Yul punya kedai nasi di sebelah rumahnya. Bagian depan kedai nasi ikut runtuh karena abrasi. Sejak itu, kedai Nasi Yul mulai sepi. Pekerja berkurang.

Dia beruntung karena guru di Sekolah Dasar Negeri 02 Ulakan Tapakis, mendapat jatah rumah untuk guru di lingkungan sekolah. Yul pindah ke perumahan guru itu.

Keputusan dia pindah disertai trauma yang sulit hilang. Tiga anaknya ketakutan. Saat masih tinggal di rumah yang abrasi itu, bayangan ombak akan menyapu rumah terus menempel di pikiran mereka.

Kedai nasi Yul pun pindah dekat batu grip yang tersusun menjadi pemecah ombak sekitar 100 meter ke arah laut dari bibir pantai.

Pemerintah telah membangun beberapa pemecah ombak di pantai itu.

“Kedai nasi di Pantai Ulakan ini tinggal dua. Satu jarang buka dan punya saya buka setiap hari. Dari pukul 8.00 pagi sampai pukul 6.00 sore,” katanya.

 

Baca juga : Mencari Solusi Selamatkan Pulau Bengkalis dari Abrasi

Kedai nasi Yul di tempat baru. Kedai lama sudah terkena abrasi. Foto: Jaka HB/ Mongabay Indonesia

 

Tetangga Yul, Supik, lebih parah. Rumah roboh, tinggal pondasi. Dia tak lagi punya tempat tinggal dan mengontrak di bedeng milik warga di balai–sebutan untuk Pasar Ulakan tak jauh dari pantai.

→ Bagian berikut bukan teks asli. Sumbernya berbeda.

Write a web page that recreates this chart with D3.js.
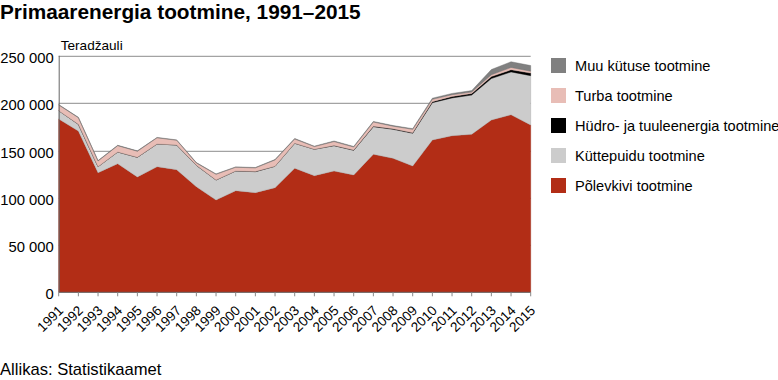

Selain kehilangan rumah, ekonomi nelayan juga terdampak. Jalan yang biasa dilalui kendaraan ke pantai kini hilang. Hanya motor bisa lewat jalan kecil sepanjang pantai.

Sejak abrasi, perekonomian warga macet. Pengunjung pantai tak lagi ramai, fasilitas jalan tak ada karena jalan yang dulu dilewati mobil hilang terkikis abrasi.

Mailih, nelayan Ulakan, mengatakan, kondisi laut terus berubah. Badai makin sering terjadi hingga nelayan sulit melaut. “Sekitar satu kilometer dua atau tiga jam lalu pulang. Ada pula yang semalaman,” katanya.

Pada Mei lalu, kata Mailih, sangat terasa tangkapan kurang dan pendapatan otomatis tidak ada.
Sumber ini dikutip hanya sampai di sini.